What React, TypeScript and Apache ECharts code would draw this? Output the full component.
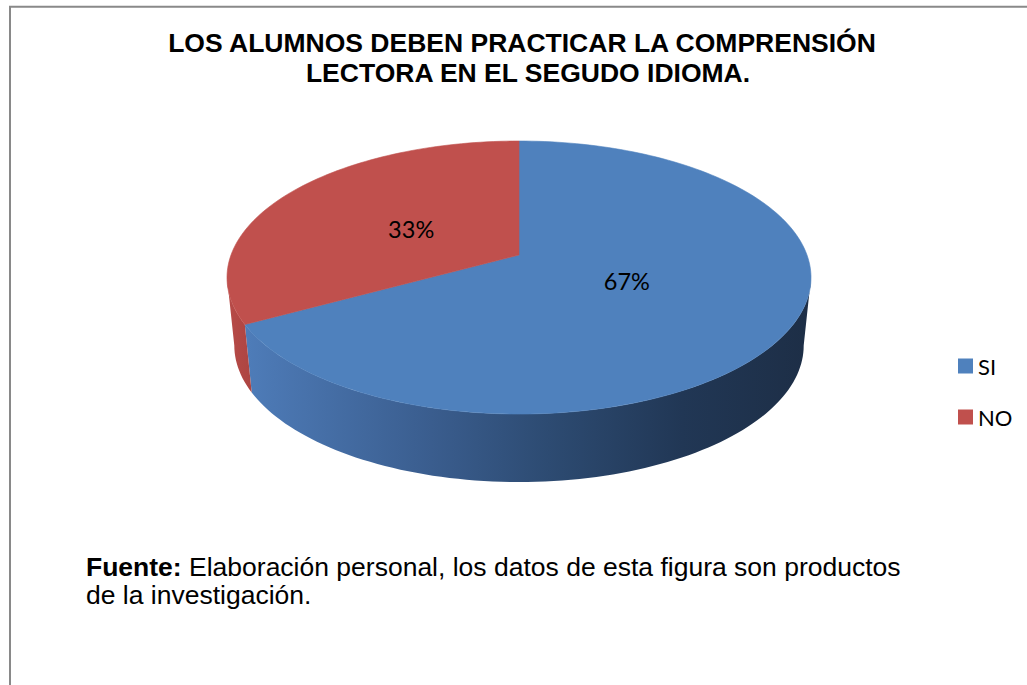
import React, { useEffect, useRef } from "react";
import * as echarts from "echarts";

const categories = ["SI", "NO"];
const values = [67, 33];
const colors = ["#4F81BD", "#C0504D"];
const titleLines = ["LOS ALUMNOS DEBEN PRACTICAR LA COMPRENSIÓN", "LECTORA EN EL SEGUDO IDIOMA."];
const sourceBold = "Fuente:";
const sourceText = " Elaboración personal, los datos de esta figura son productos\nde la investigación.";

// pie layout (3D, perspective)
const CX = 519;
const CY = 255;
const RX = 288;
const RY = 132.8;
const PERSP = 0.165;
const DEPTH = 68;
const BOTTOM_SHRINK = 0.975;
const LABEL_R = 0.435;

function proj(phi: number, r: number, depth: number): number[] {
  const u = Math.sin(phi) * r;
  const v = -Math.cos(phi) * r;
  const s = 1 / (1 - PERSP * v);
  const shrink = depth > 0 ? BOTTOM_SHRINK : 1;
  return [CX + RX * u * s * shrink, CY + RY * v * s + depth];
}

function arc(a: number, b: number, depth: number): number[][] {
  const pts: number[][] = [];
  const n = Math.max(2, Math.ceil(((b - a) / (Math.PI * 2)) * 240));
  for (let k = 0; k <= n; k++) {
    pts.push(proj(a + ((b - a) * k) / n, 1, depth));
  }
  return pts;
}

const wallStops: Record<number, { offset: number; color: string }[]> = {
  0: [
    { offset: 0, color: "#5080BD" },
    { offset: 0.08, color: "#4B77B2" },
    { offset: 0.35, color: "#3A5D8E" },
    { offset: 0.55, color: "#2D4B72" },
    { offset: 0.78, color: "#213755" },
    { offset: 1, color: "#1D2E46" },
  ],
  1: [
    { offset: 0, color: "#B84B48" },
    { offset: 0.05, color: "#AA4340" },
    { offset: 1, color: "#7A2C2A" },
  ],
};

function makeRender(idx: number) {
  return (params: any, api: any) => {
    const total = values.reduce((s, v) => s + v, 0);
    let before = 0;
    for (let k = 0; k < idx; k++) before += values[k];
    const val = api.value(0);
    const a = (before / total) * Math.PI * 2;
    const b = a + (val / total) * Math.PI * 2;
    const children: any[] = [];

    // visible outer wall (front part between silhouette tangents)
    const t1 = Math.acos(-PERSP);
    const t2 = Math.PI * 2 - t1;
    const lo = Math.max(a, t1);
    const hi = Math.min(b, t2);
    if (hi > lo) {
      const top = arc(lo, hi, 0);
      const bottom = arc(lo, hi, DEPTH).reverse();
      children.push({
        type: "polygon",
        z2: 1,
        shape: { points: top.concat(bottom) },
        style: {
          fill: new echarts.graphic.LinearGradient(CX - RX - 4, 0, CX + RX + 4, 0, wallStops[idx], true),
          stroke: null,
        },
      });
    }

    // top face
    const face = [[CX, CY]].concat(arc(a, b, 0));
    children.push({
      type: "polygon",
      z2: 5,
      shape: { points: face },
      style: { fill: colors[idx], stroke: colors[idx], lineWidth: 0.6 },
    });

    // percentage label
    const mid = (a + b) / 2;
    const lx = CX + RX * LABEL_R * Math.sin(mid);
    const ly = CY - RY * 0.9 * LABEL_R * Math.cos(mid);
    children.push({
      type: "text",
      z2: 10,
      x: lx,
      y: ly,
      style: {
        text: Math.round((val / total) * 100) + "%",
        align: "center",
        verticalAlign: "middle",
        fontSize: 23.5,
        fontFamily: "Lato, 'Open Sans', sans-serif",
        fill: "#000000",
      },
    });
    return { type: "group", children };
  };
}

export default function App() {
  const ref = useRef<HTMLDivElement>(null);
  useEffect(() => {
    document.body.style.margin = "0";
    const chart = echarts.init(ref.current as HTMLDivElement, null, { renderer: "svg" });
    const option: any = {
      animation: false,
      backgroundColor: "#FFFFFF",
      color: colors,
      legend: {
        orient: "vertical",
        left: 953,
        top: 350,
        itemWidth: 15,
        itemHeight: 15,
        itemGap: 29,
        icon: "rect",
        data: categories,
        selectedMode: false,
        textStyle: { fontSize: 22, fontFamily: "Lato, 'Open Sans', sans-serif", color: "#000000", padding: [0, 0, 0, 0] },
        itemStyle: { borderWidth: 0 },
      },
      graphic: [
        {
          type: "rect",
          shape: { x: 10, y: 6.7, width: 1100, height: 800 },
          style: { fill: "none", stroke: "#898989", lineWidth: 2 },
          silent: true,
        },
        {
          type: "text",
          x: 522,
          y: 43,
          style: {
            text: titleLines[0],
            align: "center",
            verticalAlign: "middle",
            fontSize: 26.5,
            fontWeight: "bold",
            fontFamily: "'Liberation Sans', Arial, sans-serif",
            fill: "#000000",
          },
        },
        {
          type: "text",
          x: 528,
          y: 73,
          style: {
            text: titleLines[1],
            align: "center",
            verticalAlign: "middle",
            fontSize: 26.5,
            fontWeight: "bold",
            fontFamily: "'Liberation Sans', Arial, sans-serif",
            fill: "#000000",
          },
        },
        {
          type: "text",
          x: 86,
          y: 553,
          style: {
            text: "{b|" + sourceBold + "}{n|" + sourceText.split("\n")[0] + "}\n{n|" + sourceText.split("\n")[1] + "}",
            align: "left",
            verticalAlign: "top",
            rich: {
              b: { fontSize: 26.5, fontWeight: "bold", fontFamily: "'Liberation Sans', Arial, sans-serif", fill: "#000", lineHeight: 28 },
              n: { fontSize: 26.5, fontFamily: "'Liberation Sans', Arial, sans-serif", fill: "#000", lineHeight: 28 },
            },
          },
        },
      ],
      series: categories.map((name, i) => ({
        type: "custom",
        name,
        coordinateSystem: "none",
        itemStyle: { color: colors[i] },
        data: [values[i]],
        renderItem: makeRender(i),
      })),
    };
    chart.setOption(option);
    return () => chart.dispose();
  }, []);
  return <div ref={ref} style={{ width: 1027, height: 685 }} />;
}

****

* YOUR TASK
Omit the pictures, then repeat exactly each line from the beginning of the listing through the line with "import * as".

* ANSWER TO THIS PROBLEM
What React, TypeScript and Apache ECharts code would draw this? Output the full component.
import React, { useEffect, useRef } from "react";
import * as echarts from "echarts";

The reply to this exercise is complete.